◆ PROBLEM REQUIREMENTS
Copy exactly the lines from the start of the material through the line with "const noZero = (arr: number[])". Pictures stay out of the copy.

------

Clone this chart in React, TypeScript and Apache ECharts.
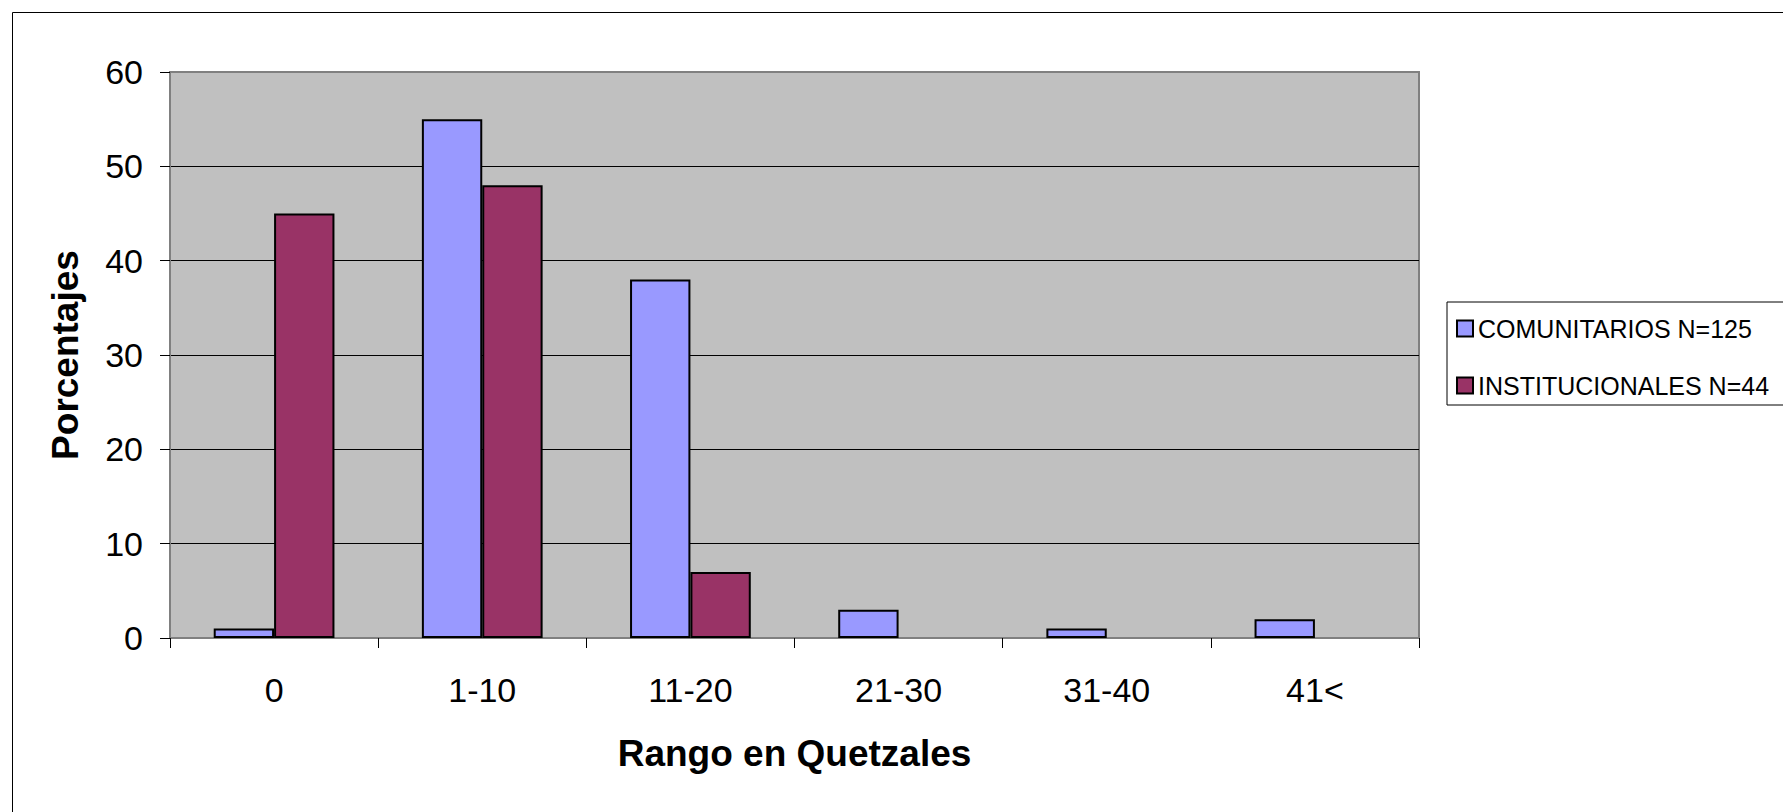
import React, { useEffect, useRef } from "react";
import * as echarts from "echarts";

const categories = ["0", "1-10", "11-20", "21-30", "31-40", "41<"];
const comunitarios = [1, 55, 38, 3, 1, 2];
const institucionales = [45, 48, 7, 0, 0, 0];
const seriesNames = ["COMUNITARIOS N=125", "INSTITUCIONALES N=44"];
const yTicks = { min: 0, max: 60, interval: 10 };

const FONT = "'Liberation Sans', Arial, sans-serif";

// zero-height bars are not drawn in the reference
const noZero = (arr: number[]) => arr.map((v) => (v === 0 ? null : v));

export default function App() {
  const ref = useRef<HTMLDivElement>(null);
  useEffect(() => {
    if (!ref.current) return;
    const chart = echarts.init(ref.current, undefined, { renderer: "svg" });
    chart.setOption({
      animation: false,
      backgroundColor: "#ffffff",
      textStyle: { fontFamily: FONT, color: "#000" },
      grid: {
        left: 170,
        top: 72,
        right: 364,
        bottom: 174,
        show: true,
        backgroundColor: "#C0C0C0",
        borderColor: "#808080",
        borderWidth: 2,
      },
      legend: {
        orient: "vertical",
        left: 1447,
        top: 302,
        data: seriesNames,
        itemWidth: 16,
        itemHeight: 16,
        itemGap: 32,
        padding: [14, 22, 7, 9],
        borderColor: "#000",
        borderWidth: 1,
        icon: "rect",
        textStyle: { fontFamily: FONT, fontSize: 25, color: "#000" },
      },
      xAxis: {
        type: "category",
        data: categories,
        name: "Rango en Quetzales",
        nameLocation: "middle",
        nameGap: 97,
        nameTextStyle: { fontFamily: FONT, fontSize: 37, fontWeight: "bold", color: "#000" },
        axisLine: { show: true, lineStyle: { color: "#808080", width: 2 } },
        axisTick: { show: true, length: 10, lineStyle: { color: "#000", width: 1 } },
        axisLabel: { fontFamily: FONT, fontSize: 34, color: "#000", margin: 35 },
        splitLine: { show: false },
      },
      yAxis: {
        type: "value",
        min: yTicks.min,
        max: yTicks.max,
        interval: yTicks.interval,
        name: "Porcentajes",
        nameLocation: "middle",
        nameGap: 86,
        nameTextStyle: { fontFamily: FONT, fontSize: 37, fontWeight: "bold", color: "#000" },
        axisLine: { show: true, lineStyle: { color: "#808080", width: 2 } },
        axisTick: { show: true, length: 10, lineStyle: { color: "#000", width: 1 } },
        axisLabel: { fontFamily: FONT, fontSize: 34, color: "#000", margin: 27 },
        splitLine: {
          show: true,
          lineStyle: {
            color: ["#000", "#000", "#000", "#000", "#000", "#000", "#808080"],
            width: 1,
          },
        },
      },
      series: [
        {
          name: seriesNames[0],
          type: "bar",
          data: noZero(comunitarios),
          barGap: "0%",
          barCategoryGap: "42%",
          itemStyle: { color: "#9999FF", borderColor: "#000", borderWidth: 2 },
        },
        {
          name: seriesNames[1],
          type: "bar",
          data: noZero(institucionales),
          barGap: "0%",
          barCategoryGap: "42%",
          itemStyle: { color: "#993366", borderColor: "#000", borderWidth: 2 },
        },
      ],
      graphic: [
        { type: "line", shape: { x1: 12.5, y1: 12.5, x2: 1783, y2: 12.5 }, style: { stroke: "#000", lineWidth: 1 } },
        { type: "line", shape: { x1: 12.5, y1: 12.5, x2: 12.5, y2: 812 }, style: { stroke: "#000", lineWidth: 1 } },
      ],
    });
    return () => chart.dispose();
  }, []);
  return (
    <div style={{ position: "absolute", left: 0, top: 0 }}>
      <div ref={ref} style={{ width: 1783, height: 812 }} />
    </div>
  );
}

------

◆ FINISHED ANSWER
Clone this chart in React, TypeScript and Apache ECharts.
import React, { useEffect, useRef } from "react";
import * as echarts from "echarts";

const categories = ["0", "1-10", "11-20", "21-30", "31-40", "41<"];
const comunitarios = [1, 55, 38, 3, 1, 2];
const institucionales = [45, 48, 7, 0, 0, 0];
const seriesNames = ["COMUNITARIOS N=125", "INSTITUCIONALES N=44"];
const yTicks = { min: 0, max: 60, interval: 10 };

const FONT = "'Liberation Sans', Arial, sans-serif";

// zero-height bars are not drawn in the reference
const noZero = (arr: number[]) => arr.map((v) => (v === 0 ? null : v));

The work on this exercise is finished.